For all of these reasons, I conclude that the ALJ was correct in determining that irrespective of Caflisch's experiences elsewhere, he cannot be considered an operator in the Quackenbush Hill Field and is therefore not entitled to a share of the production revenue from the well beyond the royalty provided for in the stipulation. Caflisch's third point regarding an escrowing of what describes as his operator's interest is rendered moot by my determination that he enjoys no such interest. Similarly his claim to party status set forth in Point IV of his Appeal is moot. In deciding these issues, I am aware of Caflisch's argument that compulsory integration is unconstitutional as applied to the extent to which it results in PGE acquiring the entire operator's interest in the revenue produced by the well. However, the Court of Appeals in In the Matter of Sylvannia Corporation v. R. Stewart Kilbourne, as Commissioner of the Conservation Department of the State of New York et al, 28 N.Y.2d 427, 322 N.Y.S.2d 678 held that compulsory integration under §79 of the Conservation Law of 1911, the predecessor statute to ECL 23-0901, did not violate constitutional provisions dealing with impairment of contracts and the taking of private property without just compensation. Also, an administrative tribunal is not the appropriate forum in which to challenge the constitutionality of a statute. See, Matter of Finn's Liquor Shop, Inc. v. State Liquor Authority, 24 NY2d 647 (1969), cert den, 396 US 840 (1969).

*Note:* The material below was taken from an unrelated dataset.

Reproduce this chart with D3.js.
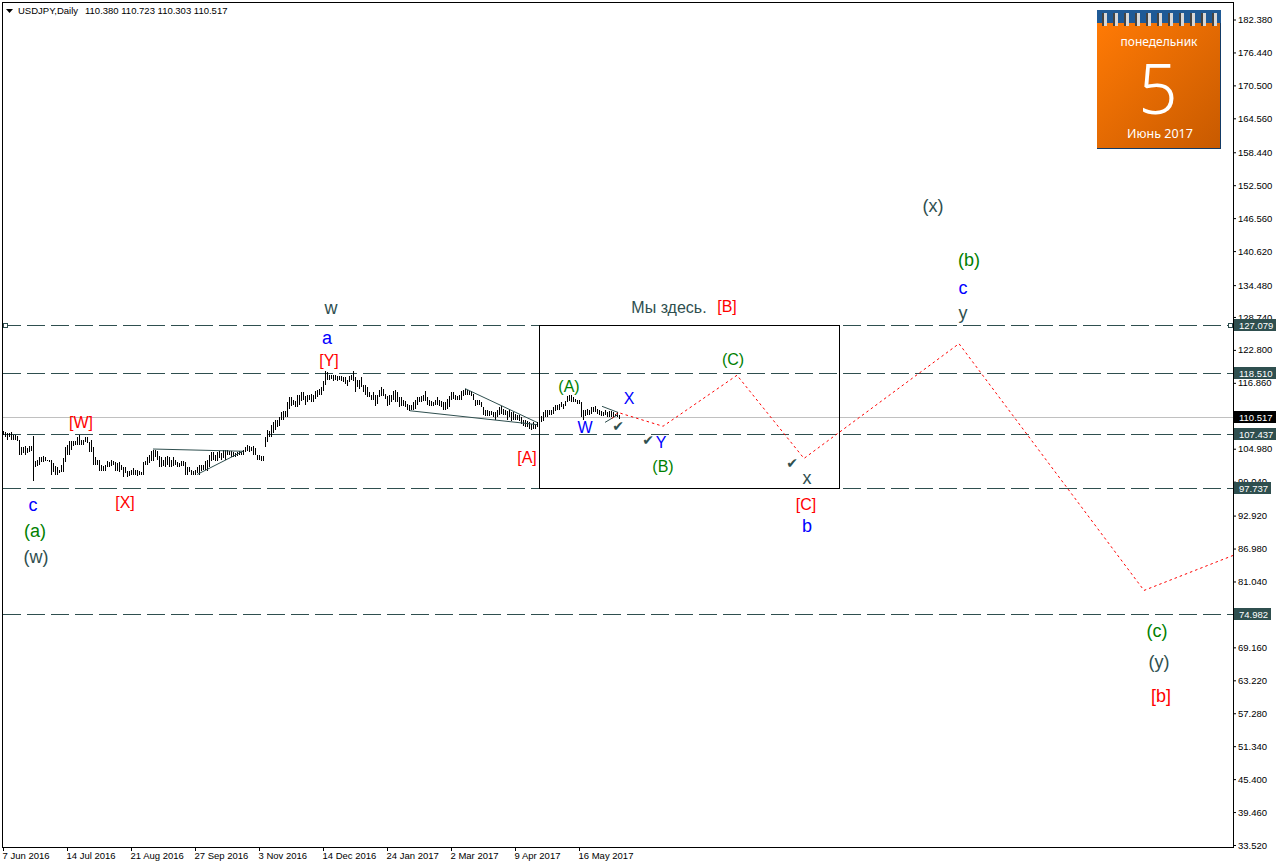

Finally, it is to be noted that the arguments concerning operator status and compulsory integration which were made by Caflisch in this matter by his attorney, Charles Edward Fagan, Esq., were raised in the Matter of Pennsylvania General Energy, Inc. (Wilson Hollow Field), Interim Decision, August 8, 2001 by Mr. Fagan who was also the attorney for Buck Mountain Associates, the intervening party in that case. There is a similarity between the facts in Wilson Hollow Field and the facts herein including the fact that Buck Mountain was, like Caflisch, a lessee of an oil and gas lease claiming "operator" status and financial entitlements beyond a royalty interest. Buck Mountain also claimed that compulsory integration was unconstitutional in that it resulted in derogation of privately negotiated and existing contract rights and was confiscatory, resulting in a taking without compensation. I rejected these arguments in Wilson Hollow Field and held that the interest of a lessee of an oil and gas lease was subject to compulsory integration.
The Ruling of the ALJ is affirmed and Staff is directed to proceed with a Decision and Order regarding the Gregory Unit consistent with this Interim Decision.